Seguiu-se a “recolha” forçada dos estudantes para “arrancarem” em força para estudarem em Cuba, República Democrática Alemã, República da Checoslováquia. Grande parte chegaram aqueles países em pleno inverno com roupa de verão e oriundos de um país com uma média de 30 graus de temperatura.

Há um ditado chinês que assim diz: “Quando não sabemos para onde vamos, qualquer vento serve”.

 

Estamos em 2021 e é urgente o debate, a análise serena e profunda da história destes 46 anos de Independência de Moçambique. Sem rancores, desvios interesseiros dos factos históricos, tons de pele, religião ou políticas.

É imperioso saber:

- Quem foi o verdadeiro responsável da Lei 7/74?

- Quem leu o Programa Original do Movimento das Forças Armadas quanto à consulta à nação sobre o futuro e modo de reconhecimento do direito à autodeterminação das colónias?

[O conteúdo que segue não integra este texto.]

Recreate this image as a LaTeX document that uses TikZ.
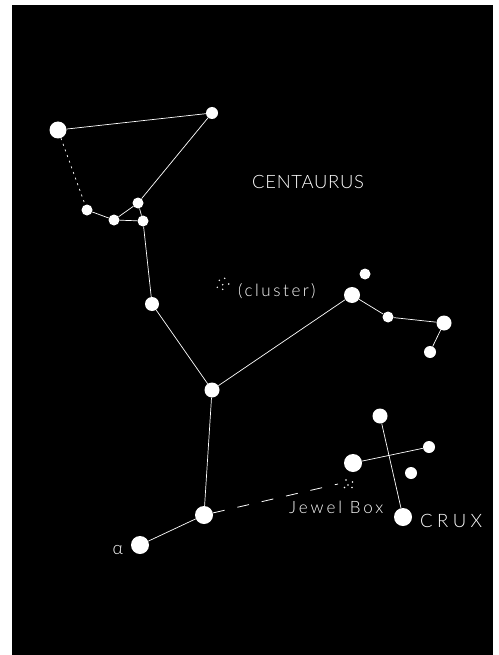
\documentclass[tikz,border=0pt]{standalone}
\usepackage{fontspec}
\setmainfont{Lato}[UprightFont=* Light]
\newfontfamily\centfont{Lato}[UprightFont=* Light,LetterSpace=4]
\newfontfamily\clusfont{Lato}[UprightFont=* Light,LetterSpace=15]
\newfontfamily\jewelfont{Lato}[UprightFont=* Light,LetterSpace=17.5]
\newfontfamily\cruxfont{Lato}[UprightFont=* Light,LetterSpace=24]
\begin{document}
\begin{tikzpicture}[x=1pt,y=-1pt,
  star/.style={circle,fill=white,draw=none,inner sep=0pt,minimum size=#1},
  link/.style={white,line width=0.7pt},
  faint/.style={white,line width=0.7pt,dash pattern=on 2pt off 4pt},
  dashlink/.style={white,line width=0.8pt,dash pattern=on 12pt off 13pt},
  lbl/.style={text=white,inner sep=0pt,anchor=base west},
  dot/.style={circle,fill=white,inner sep=0pt,minimum size=1.6pt}]
\useasboundingbox (0,0) rectangle (498,655);
\fill[white] (0,0) rectangle (498,655);
\fill[black] (12,5) rectangle (493,655);
% stars
\node[star=17pt] (A) at (58,130) {};
\node[star=12pt] (B) at (212,113) {};
\node[star=11pt] (C) at (87,210) {};
\node[star=11pt] (D) at (114,220) {};
\node[star=11pt] (E) at (138,203) {};
\node[star=11pt] (F) at (143,221) {};
\node[star=14pt] (G) at (152,304) {};
\node[star=15pt] (H) at (212,390) {};
\node[star=16pt] (I) at (352,295) {};
\node[star=11pt] (J) at (365,274) {};
\node[star=11pt] (K) at (388,317) {};
\node[star=15pt] (L) at (444,323) {};
\node[star=12pt] (M) at (430,352) {};
\node[star=18pt] (N) at (204,515) {};
\node[star=18pt] (O) at (140,545) {};
\node[star=15pt] (P) at (380,416) {};
\node[star=18pt] (Q) at (353,463) {};
\node[star=12pt] (R) at (429,447) {};
\node[star=12pt] (S) at (411,473) {};
\node[star=18pt] (T) at (403,517) {};
\coordinate (jewel) at (338,484);
% connectors
\draw[link] (A) -- (B);
\draw[faint] (A) -- (C);
\draw[link] (C) -- (D);
\draw[link] (D) -- (E);
\draw[link] (D) -- (F);
\draw[link] (E) -- (F);
\draw[link] (E) -- (B);
\draw[link] (F) -- (G);
\draw[link] (G) -- (H);
\draw[link] (H) -- (I);
\draw[link] (I) -- (K);
\draw[link] (K) -- (L);
\draw[link] (L) -- (M);
\draw[link] (H) -- (N);
\draw[link] (N) -- (O);
\draw[dashlink] (N) -- (jewel);
\draw[link] (P) -- (T);
\draw[link] (Q) -- (R);
% clusters
\foreach \p [count=\i] in {(224.7,278.3),(219.3,280.3),(228.7,284),(222.7,284.7),(217.3,287.3),(222.7,289.3)}
  \node[dot] (c\i) at \p {};
\foreach \p [count=\i] in {(346,480),(352.5,482),(348,485),(352,487.5),(344.5,487.5)}
  \node[dot] (j\i) at \p {};
% labels
\node[lbl,font=\centfont\fontsize{18.4}{20}\selectfont] (centaurus) at (252,188.5) {CENTAURUS};
\node[lbl,font=\clusfont\fontsize{17}{19}\selectfont] (cluster) at (238,296) {(cluster)};
\node[lbl,font=\jewelfont\fontsize{17}{19}\selectfont] (jewelbox) at (289,513) {Jewel Box};
\node[lbl,font=\cruxfont\fontsize{18.5}{20}\selectfont] (crux) at (420,527.3) {CRUX};
\node[lbl,font=\fontsize{18}{20}\selectfont] (alpha) at (112.5,554) {α};
\end{tikzpicture}
\end{document}
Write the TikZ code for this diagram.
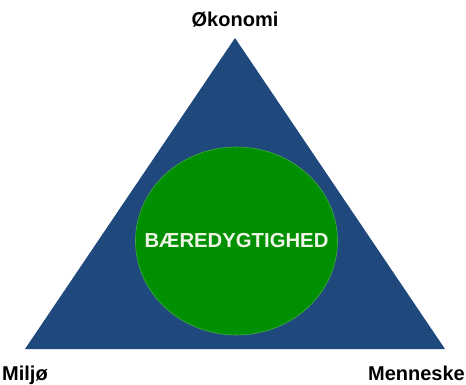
\documentclass[tikz,border=0pt]{standalone}
\usepackage{fontspec}
\setmainfont{Liberation Sans}
\definecolor{triblue}{HTML}{1F497D}
\definecolor{coregreen}{HTML}{008F00}
\definecolor{coretext}{HTML}{EEF5E6}

\begin{document}
\begin{tikzpicture}[x=1pt,y=1pt,
		corner/.style={font=\bfseries\fontsize{20}{24}\selectfont,text=black,inner sep=0pt},
		core/.style={inner sep=0pt,text=coretext,font=\bfseries\fontsize{20.3}{24}\selectfont}]
		\useasboundingbox (0,0) rectangle (466,384);
		
		\coordinate (top)   at (235,346);
		\coordinate (left)  at (25,35);
		\coordinate (right) at (445,35);
		\coordinate (mid)   at (236.5,143);
		
		\fill[triblue] (left) -- (top) -- (right) -- cycle;
		\draw[fill=coregreen,draw=coregreen!75!white,line width=0.6pt] (mid) ellipse (101 and 94);
		
		\node[core]                    (core)     at (mid)     {BÆREDYGTIGHED};
		\node[corner,anchor=base]      (okonomi)  at (235,357) {Økonomi};
		\node[corner,anchor=base west] (miljo)    at (2,4)     {Miljø};
		\node[corner,anchor=base east] (menneske) at (465,4)   {Menneske};
		\end{tikzpicture}
\end{document}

- Análise detalhada do livro “O 25 de Abril e o Conselho de Estado – A questão das Actas”, Edições Colibri

- O que aconteceu aos líderes dos outros movimentos existentes em Moçambique, que não a Frelimo?

- O que fez Moçambique aos seus jovens que mandou estudar fora do país para os preparar para os desafios futuros da pátria?

- Porque continua Moçambique a ser governado pelo mesmo partido político desde a sua independência? Porque é que para se chegar aos lugares de topo da gestão do país tem que se ser membro da Frelimo?

- Onde está o levantamento das barbáries cometidas depois de Abril em Portugal (pelo COPCON, comités disto e daquilo, na reforma agrária) e em Moçambique (com os comités de tudo e mais alguma coisa, prisões arbitrárias de que a Machava é um dos exemplos) com ambos os países a terem uma nova horda de “pides”? Tudo em nome de uma falsa “Liberdade”

- Porque não apostaram, ainda, Portugal e Moçambique num ensino sério e generalizado da sua juventude?

Já Eduardo Lourenço afirmava, em “Nós como Futuro”: “Temos de saber e sentir que a viagem no nosso passado apenas começou. E que o futuro desse passado está confiado à nossa guarda”.

Como alguém já disse, “Portugal tem um défice de ambição. Temos excesso de centralização vai para 900 anos. Isto implica falta de ambição e de empreendedorismo. Maioritariamente as suas gentes querem trabalhar para os serviços públicos e veêm no Estado a sua salvação. O Português gosta que o governem”.

A esperança renova-se nas novas gerações portuguesas e moçambicanas cujos talentos, sentido crítico, sem cedências à mediocridade política, está a crescer e a modificar o estado das suas Nações erguendo, determinadamente, a Marca Portugal e a Marca Moçambique.